D. Allan Drummond (bronze)

D. Allan Drummond (bronze)

Dashi Namdakov
(bronze, émail, or, perles de verre)

Jordan Sprigg
(fer et bronze)

Julie-Alice-Chappell
(assemblage)

Richard Wilkinson (dessin)

Justin Gershenson-Gates
(assemblage)

Sasha Vinogradova
(émail sur laiton et verre)


Ou alors, rêvez-en.

dimanche 1 août 2021

Îles, trésors: scarabées d'or


Paul Auster:
When I was 9 or 10, my grandmother gave me a six-volume collection of books by Robert Louis Stevenson, which inspired me to start writing stories that began with scintillating sentences like this one: “In the year of our Lord 1751, I found myself staggering around blindly in a raging snowstorm, trying to make my way back to my ancestral home.”
 First book bought with my own money: “The Complete Tales and Poems of Edgar Allan Poe” (a Modern Library Giant) at age 10 or 11.


Quand j'eus 9 ou 10 ans, ma grand-mère m'offrit une collection (en six volumes) des romans de Robert Louis Stevenson, ce qui me poussa à me lancer dans la confection d'histoires au début desquelles scintillaient des phrases telles que: "En l'an de Notre Seigneur 1751, il m'advint qu'en route pour rejoindre ma demeure ancestrale, je me vis cerné par les tourbillons d'une sauvage tempête de neige…"
Premier livre que j'achetai tout seul avec mon argent: "Les contes et poèmes d'Edgar Allan Poe" (collection: Modern Library Giants) quand j'avais dix ans, peut-être onze.


Romain Gary:
Un autre de mes ouvrages favoris était L'île au Trésor de R. L. Stevenson, encore une lecture dont je ne me suis jamais remis.
L'image d'un coffre en bois plein de doublons, de rubis, d'émeraudes et de turquoises - je ne sais pourquoi, les diamants ne m'ont jamais tenté - est pour moi un tourment continuel.
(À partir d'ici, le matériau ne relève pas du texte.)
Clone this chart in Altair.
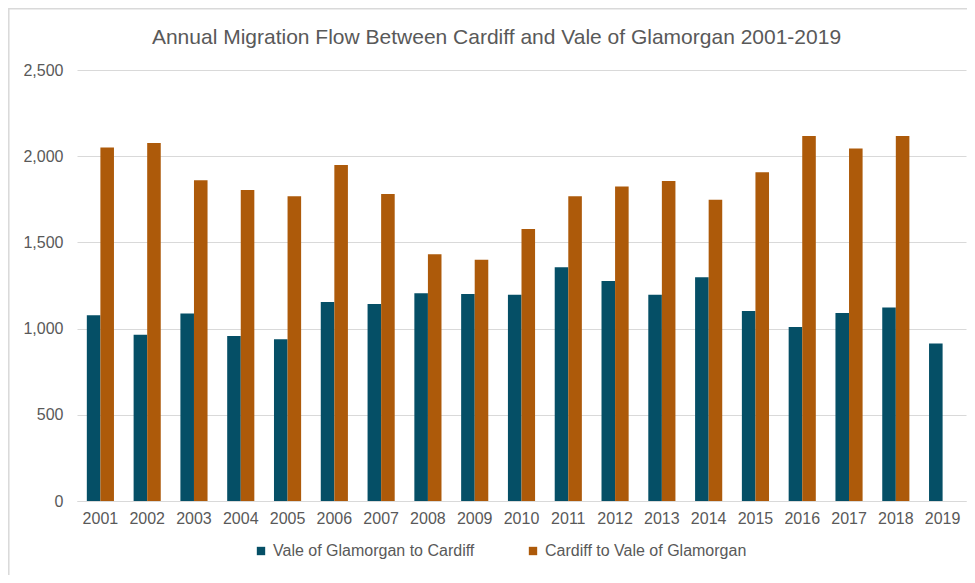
import altair as alt
import pandas as pd

years = [str(y) for y in range(2001, 2020)]
vale_to_cardiff = [1077, 965, 1087, 957, 938, 1154, 1143, 1205, 1201, 1197,
                   1356, 1276, 1197, 1298, 1102, 1009, 1091, 1122, 913]
cardiff_to_vale = [2050, 2077, 1860, 1804, 1767, 1949, 1781, 1431, 1400, 1578,
                   1767, 1824, 1856, 1748, 1907, 2117, 2044, 2117, None]
series_names = ["Vale of Glamorgan to Cardiff", "Cardiff to Vale of Glamorgan"]
colors = ["#054f66", "#ad5a0a"]
title_text = "Annual Migration Flow Between Cardiff and Vale of Glamorgan 2001-2019"

rows = []
for i, y in enumerate(years):
    rows.append({"Year": y, "Series": series_names[0], "Flow": vale_to_cardiff[i]})
    if cardiff_to_vale[i] is not None:
        rows.append({"Year": y, "Series": series_names[1], "Flow": cardiff_to_vale[i]})
df = pd.DataFrame(rows)

FONT = "Liberation Sans"
GREY = "#595959"

bars = alt.Chart(df).mark_bar().encode(
    x=alt.X("Year:N", sort=years,
            scale=alt.Scale(paddingInner=0.42, paddingOuter=0.21),
            axis=alt.Axis(title=None, labelAngle=0, ticks=False, domain=True,
                          domainColor="#d9d9d9", grid=False, labelPadding=9,
                          labelFontSize=16, labelColor=GREY, labelFont=FONT)),
    xOffset=alt.XOffset("Series:N", sort=series_names,
                        scale=alt.Scale(paddingInner=0, paddingOuter=0)),
    y=alt.Y("Flow:Q", scale=alt.Scale(domain=[0, 2500]),
            axis=alt.Axis(title=None, values=[0, 500, 1000, 1500, 2000, 2500],
                          format=",.0f", ticks=False, domain=False,
                          gridColor="#d9d9d9", gridWidth=1, labelPadding=14,
                          labelFontSize=16, labelColor=GREY, labelFont=FONT)),
    color=alt.Color("Series:N", sort=series_names,
                    scale=alt.Scale(domain=series_names, range=colors),
                    legend=alt.Legend(title=None, orient="none", direction="horizontal",
                                      legendX=176, legendY=473,
                                      symbolType="square", symbolSize=70,
                                      symbolStrokeWidth=0, symbolOpacity=1,
                                      labelFontSize=16, labelColor=GREY, labelFont=FONT,
                                      labelLimit=400, labelOffset=4, columnPadding=50)),
)

border = alt.Chart(pd.DataFrame({"a": [0]})).mark_rect(
    fillOpacity=0, stroke="#d9d9d9", strokeWidth=1.5
).encode(x=alt.value(-68.2), x2=alt.value(960), y=alt.value(-61.2), y2=alt.value(600))

title = alt.Chart(pd.DataFrame({"t": [title_text]})).mark_text(
    font=FONT, fontSize=21, color=GREY, align="center", baseline="middle"
).encode(text="t:N", x=alt.value(419.5), y=alt.value(-32))

chart = alt.layer(border, bars, title).properties(
    width=889, height=431,
    autosize=alt.AutoSizeParams(type="none"),
    padding={"left": 69, "top": 62, "right": 1, "bottom": 74},
).configure_view(stroke=None)

chart.save("out.html", embed_options={"renderer": "svg", "actions": False})
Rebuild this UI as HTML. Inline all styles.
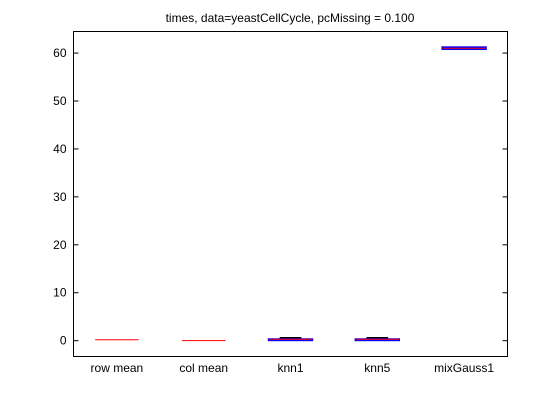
<!DOCTYPE html>
<html><head><meta charset="utf-8"><style>
body{margin:0;background:#fff;}
svg{display:block;font-family:"Liberation Sans",sans-serif;}
</style></head><body>
<svg id="c" width="560" height="420">
<rect width="560" height="420" fill="#fff"/>
<text x="290" y="22" font-size="12" text-anchor="middle">times, data=yeastCellCycle, pcMissing = 0.100</text>
<g id="marks"></g>
<rect x="73.5" y="31.5" width="434" height="325" fill="none" stroke="#000"/>
<g id="axes"></g>
</svg>
<script>
const categories=["row mean","col mean","knn1","knn5","mixGauss1"];
const q1=[0.2,0.0,0.1,0.1,60.85];
const medians=[0.2,0.0,0.3,0.3,61.0];
const q3=[0.2,0.0,0.3,0.3,61.2];
const whiskerHi=[0.2,0.0,0.6,0.6,61.2];
const whiskerLo=[0.2,0.0,0.1,0.1,60.85];
const yTicks=[0,10,20,30,40,50,60];
const L=73.5,R=507.5,T=31.5,B=356.5,ymin=-3.3,ymax=64.5;
const NS="http://www.w3.org/2000/svg";
function xs(i){return L+(i+0.5)*(R-L)/categories.length;}
function ys(v){return B-(v-ymin)/(ymax-ymin)*(B-T);}
function mk(t,a,p){const e=document.createElementNS(NS,t);for(const k in a)e.setAttribute(k,a[k]);p.appendChild(e);return e;}
const marks=document.getElementById('marks'),axes=document.getElementById('axes');
const bw=(R-L)/categories.length*0.5;
categories.forEach((c,i)=>{
  const x=xs(i);
  const g=mk('g',{},marks);
  
  
  if(whiskerHi[i]>q3[i]){
    mk('line',{x1:x-bw/4,x2:x+bw/4,y1:ys(whiskerHi[i]),y2:ys(whiskerHi[i]),stroke:'#000','stroke-width':1.5},g);
    mk('line',{x1:x,x2:x,y1:ys(whiskerHi[i]),y2:ys(q3[i]),stroke:'#000','stroke-dasharray':'3,2'},g);
  }
  const h=Math.max(ys(q1[i])-ys(q3[i]),0);
  if(c!=="row mean"&&c!=="col mean"){
    mk('rect',{x:x-bw/2,y:ys(q3[i]),width:bw,height:h,fill:'none',stroke:'#00f','stroke-width':2},g);
  }
  mk('line',{x1:x-bw/2,x2:x+bw/2,y1:ys(medians[i]),y2:ys(medians[i]),stroke:'#f00','stroke-width':1},g);
  const t=mk('text',{x:x,y:372,'font-size':12,'text-anchor':'middle'},axes);
  t.textContent=c;
  
  
});
yTicks.forEach(v=>{
  const y=ys(v);
  mk('line',{x1:L,x2:L+5,y1:y,y2:y,stroke:'#000'},axes);
  mk('line',{x1:R-5,x2:R,y1:y,y2:y,stroke:'#000'},axes);
  const t=mk('text',{x:L-7,y:y+4,'font-size':12,'text-anchor':'end'},axes);
  t.textContent=v;
  
  
});
</script>
</body></html>
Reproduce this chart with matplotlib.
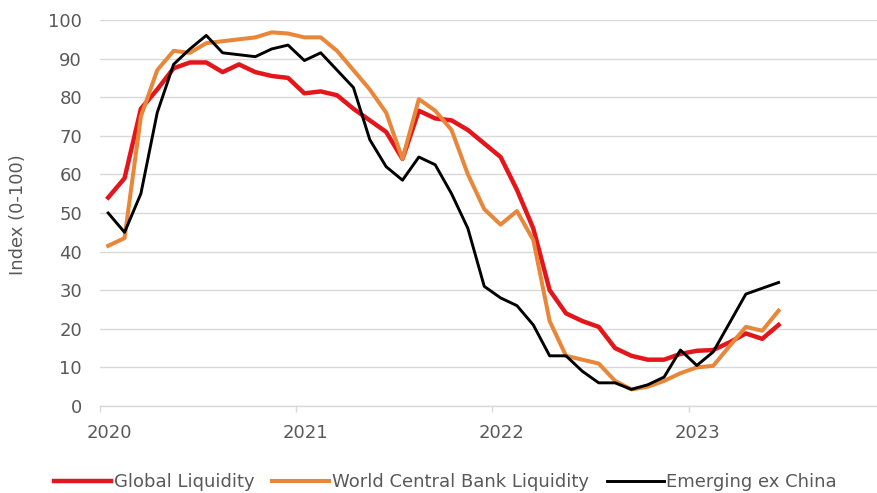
import matplotlib.pyplot as plt
import matplotlib.transforms as mtransforms
import numpy as np

# Monthly index readings, Jan 2020 - Jun 2023
months = np.arange(42)
global_liquidity = [54, 59, 77, 82, 87.5, 89, 89, 86.5, 88.5, 86.5, 85.5, 85,
                    81, 81.5, 80.5, 77, 74, 71, 64, 76.5, 74.5, 74, 71.5, 68,
                    64.5, 56, 46, 30, 24, 22, 20.5, 15, 13, 12, 12, 13.5,
                    14.3, 14.5, 16.5, 18.8, 17.4, 21]
world_cb_liquidity = [41.5, 43.5, 75, 87, 92, 91.5, 94, 94.5, 95, 95.5, 96.8, 96.5,
                      95.5, 95.5, 92, 87, 82, 76, 64, 79.5, 76.5, 71.5, 60, 51,
                      47, 50.5, 43, 22, 13, 12, 11, 6.5, 4.3, 5, 6.5, 8.5,
                      10, 10.4, 15.5, 20.5, 19.5, 24.7]
emerging_ex_china = [50, 45, 55, 76, 88.5, 92.5, 96, 91.5, 91, 90.5, 92.5, 93.5,
                     89.5, 91.5, 87, 82.5, 69, 62, 58.5, 64.5, 62.5, 55, 46, 31,
                     28, 26, 21, 13, 13, 9, 6, 6, 4.3, 5.5, 7.5, 14.5,
                     10.5, 14, 21.5, 29, 30.5, 32]
year_ticks = [2020, 2021, 2022, 2023]
year_labels = ["2020", "2021", "2022", "2023"]

# Mid-month positions on a fractional year axis
x = 2020 + (months + 0.5) / 12

plt.rcParams["font.family"] = ["DejaVu Sans"]
grey = "#595959"
fsize = 13

fig = plt.figure(figsize=(8.77, 4.93), dpi=100)
ax = fig.add_axes([100 / 877, 1 - 406 / 493, 777 / 877, 386 / 493])

ax.plot(x, global_liquidity, color="#E3161B", linewidth=3.2, label="Global Liquidity")
ax.plot(x, world_cb_liquidity, color="#E8873A", linewidth=2.9,
        label="World Central Bank Liquidity")
ax.plot(x, emerging_ex_china, color="black", linewidth=2.1, label="Emerging ex China")

ax.set_xlim(2020, 2023.96)
ax.set_ylim(0, 100)
ax.set_yticks(range(0, 101, 10))
ax.set_xticks(year_ticks)
ax.set_xticklabels(year_labels)

# Gridlines and axis styling
ax.grid(axis="y", color="#d9d9d9", linewidth=1.0)
ax.set_axisbelow(True)
for s in ["top", "left", "right"]:
    ax.spines[s].set_visible(False)
ax.spines["bottom"].set_color("#d9d9d9")
ax.spines["bottom"].set_linewidth(1.0)

ax.tick_params(axis="y", length=0, pad=13, labelsize=fsize, labelcolor=grey)
ax.tick_params(axis="x", length=4, width=1, color="#d9d9d9", pad=9,
               labelsize=fsize, labelcolor=grey)

# Year labels sit about half a month to the right of the tick
offset = mtransforms.ScaledTranslation(9 / 100, 0, fig.dpi_scale_trans)
for label in ax.get_xticklabels():
    label.set_transform(label.get_transform() + offset)

ax.set_ylabel("Index (0-100)", fontsize=fsize, color=grey)
ax.yaxis.set_label_coords(-0.094, 0.495)

fig.legend(loc="center", bbox_to_anchor=(0.508, 1 - 482 / 493), ncol=3, frameon=False,
           fontsize=fsize, labelcolor=grey, handlelength=3.15, handletextpad=0.15,
           columnspacing=1.0, borderaxespad=0, borderpad=0)

plt.savefig("out.png", dpi=100)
Je demeure convaincu que cela existe quelque part, qu'il suffit de bien chercher. J'espère encore, j'attends encore, je suis torturé par la certitude que c'est là, qu'il suffit de connaître la formule, le chemin, l'endroit.
Ce qu'une telle illusion peut réserver de déceptions et d'amertume, seuls les très vieux mangeurs d'étoiles peuvent le comprendre entièrement. Je n'ai jamais cessé d'être hanté par le pressentiment d'un secret merveilleux et j'ai toujours marché sur la terre avec l'impression de passer à côté d'un trésor enfoui.
Lorsque j'erre parfois sur les collines de San Francisco, Nob Hill, Russian Hill, Telegraph Hill, peu de gens soupçonnent que ce monsieur aux cheveux grisonnants est à la recherche d'un Sésame, ouvre-toi, que son sourire désabusé cache la nostalgie du maître-mot, qu'il croit au mystère, à un sens caché, à une formule, à une clé; je fouille longuement du regard le ciel et la terre, j'interroge, j'appelle et j'attends. Je sais naturellement dissimuler tout cela sous un air courtois et distant : je suis devenu prudent, je feins l'adulte, mais, secrètement, je guette toujours le scarabée d'or, et j'attends qu'un oiseau se pose sur mon épaule, pour me parler d'une voix humaine et me révéler enfin le pourquoi et le comment.